In “Good Morning, Baltimore,” the opening song to the musical Hairspray, protagonist Tracy Turnblad sings:

“The rhythm of town starts calling me down,

It’s like a message from high above.

Oh, oh, oh, pulling me out to the smiles and 

the streets that I love.

Good morning, Baltimore,

Every day’s like an open door.

Every night is a fantasy,

Every sound’s like a symphony.”

When Tracy, the plump, loveable teenager who wins a chance to be on a local TV dance program, launches a campaign to integrate the show, social injustices of America in the 1960s are exposed. Particularly, racism and prejudice in Baltimore.

“In my opinion, race relations in America is a very deep gash to which has been applied only a Band-Aid,” says Curtis J. Williams, director of the upcoming performance of Hairspray, which opens on June 12 and runs through June 27 at Theatre Jacksonville. “Without stitches, that gash will reopen to bleed again and again. Our healing process as a nation depends on being open and honest.”

Williams is referring to the recent events in Baltimore, the largest city in Maryland, with a metropolitan population of 2.7 million people. In case you’ve been living under a rock, this is what transpired:

On April 12, a 25-year-old African-American man named Freddie Gray was arrested by the Baltimore Police Department for allegedly possessing an illegal switchblade. On the way to the police station, Gray fell into a coma and died a week later from spinal cord injuries.

Eyewitness accounts suggested that the officers used unnecessary force against Gray. The young man’s death resulted in an ongoing series of peaceful protests, riots, and civil disorder in the city of Baltimore, including looting, dozens of arrests, and violence.

“As an American, it saddens me to see the same cycle of social unrest that my parents and grandparents went through seeming to recur in a more modern form,” Williams admits. “As a black man in America, it sadly doesn’t surprise me on a personal level.”
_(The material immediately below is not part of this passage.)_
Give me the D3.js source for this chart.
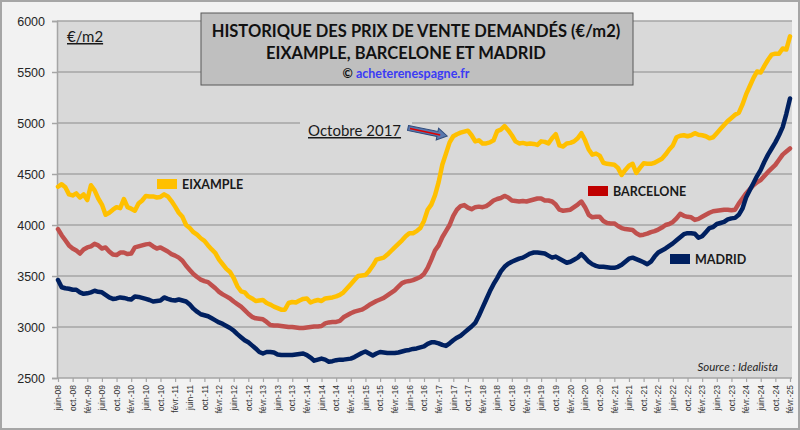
<!DOCTYPE html>
<html>
<head>
<meta charset="utf-8">
<script src="https://cdn.jsdelivr.net/npm/d3@7"></script>
<style>
  body { margin: 0; background: #fff; }
  svg { display: block; font-family: Lato, "Open Sans", sans-serif; }
</style>
</head>
<body>
<svg id="chart"></svg>
<script>
// monthly asking prices (€/m2), juin-08 .. févr.-25 (201 months)
const eixample = [
  4375, 4400, 4370, 4300, 4290, 4310, 4270, 4300, 4245, 4390, 4340, 4260,
  4200, 4100, 4120, 4150, 4175, 4165, 4255, 4175, 4160, 4140, 4210, 4240,
  4285, 4280, 4280, 4270, 4275, 4300, 4280, 4235, 4180, 4120, 4080, 4000,
  3970, 3930, 3905, 3870, 3845, 3800, 3760, 3725, 3660, 3615, 3570, 3540,
  3480, 3400, 3350, 3340, 3300, 3280, 3255, 3260, 3265, 3235, 3220, 3200,
  3185, 3170, 3170, 3235, 3245, 3240, 3260, 3275, 3280, 3240, 3255, 3265,
  3255, 3280, 3285, 3290, 3300, 3315, 3340, 3380, 3420, 3460, 3500, 3505,
  3510, 3550, 3600, 3660, 3670, 3680, 3710, 3745, 3780, 3815, 3850, 3890,
  3920, 3920, 3940, 3970, 4040, 4150, 4200, 4290, 4420, 4590, 4700, 4810,
  4870, 4890, 4905, 4915, 4925, 4880, 4820, 4830, 4800, 4800, 4810, 4830,
  4920, 4935, 4970, 4930, 4880, 4820, 4800, 4805, 4795, 4800, 4795, 4785,
  4820, 4815, 4800, 4850, 4890, 4780, 4770, 4800, 4805, 4820, 4850, 4900,
  4830, 4740, 4690, 4700, 4680, 4610, 4600, 4595, 4590, 4560, 4490, 4540,
  4580, 4600, 4510, 4560, 4605, 4600, 4600, 4610, 4630, 4650, 4690, 4740,
  4780, 4860, 4875, 4880, 4870, 4880, 4900, 4885, 4880, 4870, 4850, 4860,
  4900, 4940, 4980, 5020, 5050, 5080, 5100, 5180, 5280, 5360, 5440, 5505,
  5495, 5560, 5620, 5670, 5680, 5680, 5730, 5720, 5850
]

const barcelone = [
  3960, 3900, 3850, 3800, 3770, 3750, 3720, 3760, 3780, 3790, 3815, 3800,
  3770, 3780, 3740, 3710, 3705, 3730, 3730, 3715, 3720, 3780, 3790, 3800,
  3810, 3815, 3790, 3770, 3780, 3760, 3740, 3715, 3700, 3680, 3650, 3600,
  3560, 3520, 3490, 3465, 3450, 3440, 3410, 3380, 3345, 3320, 3300, 3280,
  3250, 3225, 3200, 3165, 3130, 3100, 3085, 3080, 3075, 3050, 3020, 3015,
  3015, 3010, 3005, 3000, 3000, 2995, 2990, 2990, 2995, 3000, 3005, 3005,
  3010, 3035, 3045, 3050, 3050, 3060, 3095, 3115, 3135, 3150, 3160, 3170,
  3190, 3215, 3235, 3255, 3270, 3285, 3310, 3335, 3360, 3395, 3430, 3445,
  3450, 3460, 3475, 3490, 3520, 3580, 3660, 3750, 3800, 3880, 3940, 4000,
  4090, 4150, 4185, 4195, 4170, 4155, 4175, 4180, 4175, 4185, 4210, 4240,
  4255, 4265, 4285, 4270, 4240, 4235, 4230, 4235, 4230, 4240, 4250, 4260,
  4260, 4240, 4240, 4230, 4200, 4150, 4140, 4145, 4150, 4175, 4200, 4230,
  4175, 4100, 4075, 4080, 4080, 4040, 4020, 4015, 4015, 3990, 3970, 3960,
  3955, 3950, 3920, 3900, 3905, 3915, 3930, 3940, 3955, 3975, 4000, 4010,
  4030, 4065, 4110, 4090, 4080, 4075, 4050, 4060, 4080, 4100, 4120, 4135,
  4140, 4145, 4150, 4150, 4145, 4150, 4210, 4260, 4310, 4350, 4390, 4420,
  4440, 4480, 4520, 4555, 4590, 4640, 4690, 4720, 4750
]

const madrid = [
  3460, 3390, 3380, 3375, 3365, 3365, 3340, 3325, 3330, 3340, 3355, 3345,
  3340, 3315, 3290, 3275, 3280, 3290, 3285, 3275, 3270, 3300, 3295, 3285,
  3275, 3265, 3250, 3255, 3260, 3290, 3275, 3265, 3260, 3270, 3260, 3250,
  3220, 3180, 3150, 3125, 3115, 3105, 3085, 3065, 3045, 3030, 3010, 2990,
  2965, 2930, 2900, 2870, 2850, 2820, 2790, 2755, 2740, 2755, 2755, 2750,
  2730, 2725, 2725, 2725, 2725, 2730, 2735, 2740, 2725, 2700, 2670, 2680,
  2690, 2680, 2660, 2665, 2675, 2680, 2680, 2685, 2690, 2705, 2725, 2745,
  2760, 2740, 2720, 2740, 2755, 2750, 2745, 2745, 2745, 2750, 2760, 2770,
  2775, 2785, 2790, 2800, 2810, 2835, 2850, 2850, 2840, 2825, 2815, 2840,
  2870, 2895, 2915, 2945, 2975, 3005, 3040, 3110, 3190, 3270, 3350, 3420,
  3480, 3545, 3590, 3620, 3640, 3655, 3670, 3680, 3700, 3720, 3730, 3730,
  3725, 3720, 3700, 3680, 3690, 3670, 3650, 3630, 3640, 3660, 3680, 3715,
  3680, 3640, 3615, 3600, 3590, 3590, 3585, 3580, 3580, 3590, 3610, 3640,
  3670, 3680, 3665, 3650, 3635, 3615, 3640, 3690, 3730, 3750, 3770, 3795,
  3820, 3850, 3880, 3910, 3920, 3920, 3915, 3875, 3890, 3930, 3970, 3980,
  4010, 4020, 4030, 4055, 4065, 4070, 4100, 4160, 4270, 4340, 4410, 4480,
  4540, 4620, 4690, 4750, 4810, 4880, 4960, 5090, 5240
]

// one label every 4 months
const tickLabels = [
  "juin-08", "oct.-08",
  "févr.-09", "juin-09", "oct.-09", "févr.-10", "juin-10", "oct.-10",
  "févr.-11", "juin-11", "oct.-11", "févr.-12", "juin-12", "oct.-12",
  "févr.-13", "juin-13", "oct.-13", "févr.-14", "juin-14", "oct.-14",
  "févr.-15", "juin-15", "oct.-15", "févr.-16", "juin-16", "oct.-16",
  "févr.-17", "juin-17", "oct.-17", "févr.-18", "juin-18", "oct.-18",
  "févr.-19", "juin-19", "oct.-19", "févr.-20", "juin-20", "oct.-20",
  "févr.-21", "juin-21", "oct.-21", "févr.-22", "juin-22", "oct.-22",
  "févr.-23", "juin-23", "oct.-23", "févr.-24", "juin-24", "oct.-24",
  "févr.-25"
]
const yTicks = [2500, 3000, 3500, 4000, 4500, 5000, 5500, 6000]

const series = [
  { name: "EIXAMPLE", values: eixample, color: "#ffc000", key: "#ffc000" },
  { name: "BARCELONE", values: barcelone, color: "#c0504d", key: "#c00000" },
  { name: "MADRID", values: madrid, color: "#002060", key: "#002060" }
]

const w = 800
const h = 430
const plot = { left: 57, right: 792, top: 21, bottom: 378 }

const svg = d3.select("#chart")
  .attr("width", w)
  .attr("height", h)

// chart background + border
svg.append("rect")
  .attr("x", 1).attr("y", 1)
  .attr("width", w - 2).attr("height", h - 2)
  .attr("fill", "#f2f2f2")
  .attr("stroke", "#a6a6a6")
  .attr("stroke-width", 2)

// plot area
svg.append("rect")
  .attr("x", plot.left).attr("y", plot.top)
  .attr("width", plot.right - plot.left).attr("height", plot.bottom - plot.top)
  .attr("fill", "#d9d9d9")

//Create scales
const xScale = d3.scaleLinear()
  .domain([0, eixample.length - 1])
  .range([plot.left + 1, 790])

const yScale = d3.scaleLinear()
  .domain([2500, 6000])
  .range([plot.bottom, plot.top])

// horizontal gridlines
svg.append("g")
  .selectAll("line")
  .data(yTicks.slice(1))
  .enter()
  .append("line")
  .attr("x1", plot.left)
  .attr("x2", plot.right)
  .attr("y1", d => yScale(d))
  .attr("y2", d => yScale(d))
  .attr("stroke", "#a5a5a5")
  .attr("stroke-width", 1.5)

//Create axis
const leftAxis = d3.axisLeft(yScale)
  .tickValues(yTicks)
  .tickSize(5)
  .tickPadding(7)
  .tickFormat(d => d)

const yAxis = svg.append("g")
  .attr("transform", `translate(${plot.left}, 0)`)
  .call(leftAxis)
yAxis.select(".domain").attr("stroke", "#a5a5a5").attr("stroke-width", 1.5)
yAxis.selectAll(".tick line").attr("stroke", "#a5a5a5").attr("stroke-width", 1.5)
yAxis.selectAll(".tick text")
  .attr("fill", "#262626")
  .style("font-size", "12.5px")

const tickIdx = tickLabels.map((d, i) => i * 4)
const bottomAxis = d3.axisBottom(xScale)
  .tickValues(tickIdx)
  .tickSize(4)
  .tickFormat((d, i) => tickLabels[i])

const xAxis = svg.append("g")
  .attr("transform", `translate(0, ${plot.bottom})`)
  .call(bottomAxis)
xAxis.select(".domain")
  .attr("d", `M${plot.left},0H${plot.right}`)
  .attr("stroke", "#a5a5a5").attr("stroke-width", 1.5)
xAxis.selectAll(".tick line").attr("stroke", "#a5a5a5").attr("stroke-width", 1.2)
xAxis.selectAll(".tick text")
  .attr("transform", "rotate(-90)")
  .attr("x", -7)
  .attr("y", 0)
  .attr("dy", "0.32em")
  .attr("text-anchor", "end")
  .attr("fill", "#333")
  .style("font-size", "8.5px")

// series lines
const line = d3.line()
  .x((d, i) => xScale(i))
  .y(d => yScale(d))

svg.append("g")
  .selectAll("path")
  .data(series)
  .enter()
  .append("path")
  .attr("d", d => line(d.values))
  .attr("fill", "none")
  .attr("stroke", d => d.color)
  .attr("stroke-width", 4.5)
  .attr("stroke-linejoin", "round")
  .attr("stroke-linecap", "round")

// labels with key boxes
const keys = [
  { s: series[0], x: 157, y: 179 },
  { s: series[1], x: 588, y: 186 },
  { s: series[2], x: 670, y: 254 }
]
keys.forEach(k => {
  svg.append("rect")
    .attr("x", k.x).attr("y", k.y)
    .attr("width", 20).attr("height", 10)
    .attr("fill", k.s.key)
  svg.append("text")
    .attr("x", k.x + 25)
    .attr("y", k.y + 9.5)
    .attr("font-weight", "bold")
    .attr("fill", "#1a1a1a")
    .style("font-size", "12.5px")
    .text(k.s.name)
})

// €/m2
svg.append("text")
  .attr("x", 67).attr("y", 42)
  .attr("fill", "#1a1a1a")
  .attr("text-decoration", "underline")
  .style("font-size", "15px")
  .text("€/m2")

// Octobre 2017 annotation (box hides gridline)
svg.append("rect")
  .attr("x", 300).attr("y", 113)
  .attr("width", 112).attr("height", 28)
  .attr("fill", "#d9d9d9")
svg.append("text")
  .attr("x", 308).attr("y", 136)
  .attr("fill", "#1a1a1a")
  .attr("text-decoration", "underline")
  .style("font-size", "15px")
  .text("Octobre 2017")

// arrow
const arrow = svg.append("g")
  .attr("transform", "translate(408,128) rotate(11.5)")
arrow.append("path")
  .attr("d", "M0,-2.5 H30 V-6 L40,0 L30,6 V2.5 H0 Z")
  .attr("fill", "#5a78ad")
  .attr("stroke", "#2f4b7c")
  .attr("stroke-width", 1)
arrow.append("line")
  .attr("x1", 2).attr("y1", 0)
  .attr("x2", 33).attr("y2", 0.5)
  .attr("stroke", "#e00000")
  .attr("stroke-width", 1.5)

// source
svg.append("text")
  .attr("x", 778).attr("y", 371)
  .attr("text-anchor", "end")
  .attr("font-style", "italic")
  .attr("fill", "#262626")
  .style("font-size", "11.5px")
  .text("Source : Idealista")

// title box
svg.append("rect")
  .attr("x", 201).attr("y", 13)
  .attr("width", 432).attr("height", 72)
  .attr("fill", "#bfbfbf")
  .attr("stroke", "#595959")
  .attr("stroke-width", 1)

svg.append("text")
  .attr("x", 416).attr("y", 37)
  .attr("text-anchor", "middle")
  .attr("font-weight", "bold")
  .attr("fill", "#111")
  .style("font-size", "16.5px")
  .text("HISTORIQUE DES PRIX DE VENTE DEMANDÉS (€/m2)")

svg.append("text")
  .attr("x", 406).attr("y", 59)
  .attr("text-anchor", "middle")
  .attr("font-weight", "bold")
  .attr("fill", "#111")
  .style("font-size", "16.5px")
  .text("EIXAMPLE, BARCELONE ET MADRID")

const credit = svg.append("text")
  .attr("x", 406).attr("y", 78)
  .attr("text-anchor", "middle")
  .attr("font-weight", "bold")
  .style("font-size", "12.5px")
credit.append("tspan").attr("fill", "#111").text("© ")
credit.append("tspan").attr("fill", "#3b3bf5").text("acheterenespagne.fr")
</script>
</body>
</html>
Based on John Waters’ 1988 film of the same name, Hairspray made its Broadway debut in 2002. Over the past decade plus, the musical has been staged all over the world and even sparked a remake of the classic film in 2007, starring John Travolta and Nikki Blonsky. 

“I am generally not a fan of movies that are turned into musicals,” says Williams. “It’s often difficult to recreate the magic from the screen in a live performance. There are, however, some musicals that achieve this enormous feat and Hairspray is one of them.”

For the last five years, Williams, a 32-year-old resident of Springfield, has been involved with the big-production musicals of the performance season at Theatre Jacksonville, including Hot Mikado,The Drowsy Chaperone and Les Misérables.

Staging Hairspray, Williams encountered a few stumbling blocks.

“There were two big obstacles for me. The first was to meet the many location needs of the show, yet keep those transitions as seamless and fast as possible,” he explains. “The other obstacle was simply being the ‘directorial glue’ that holds a cast of 34, plus a production team of eight, together.”

There’s also the intricacy of the wardrobe. The crew will be using more than 30 wigs, which took more than 100 hours to style, utilizing countless cans of hairspray, as well as a total of 96 costumes, 48 pairs of shoes, and a slew of glitter and sequins including 144 Swarovski crystals on Tracy’s finale dress.

And while the timing of staging a local production of Hairspray after the recent events in Baltimore is uncanny, it’s also a chance to educate and heal. “‘Good Morning Baltimore’ sets the satirical tone that encompasses the entire show,” Williams says of the opening number. “Tracy sings of hope and finding her place in the world, but also mentions the darker aspects of her city. This song isn’t simply a teenage girl seeing the world through rose-colored glasses. She sees the good, the bad and the ugly, but still embraces it all as her home.”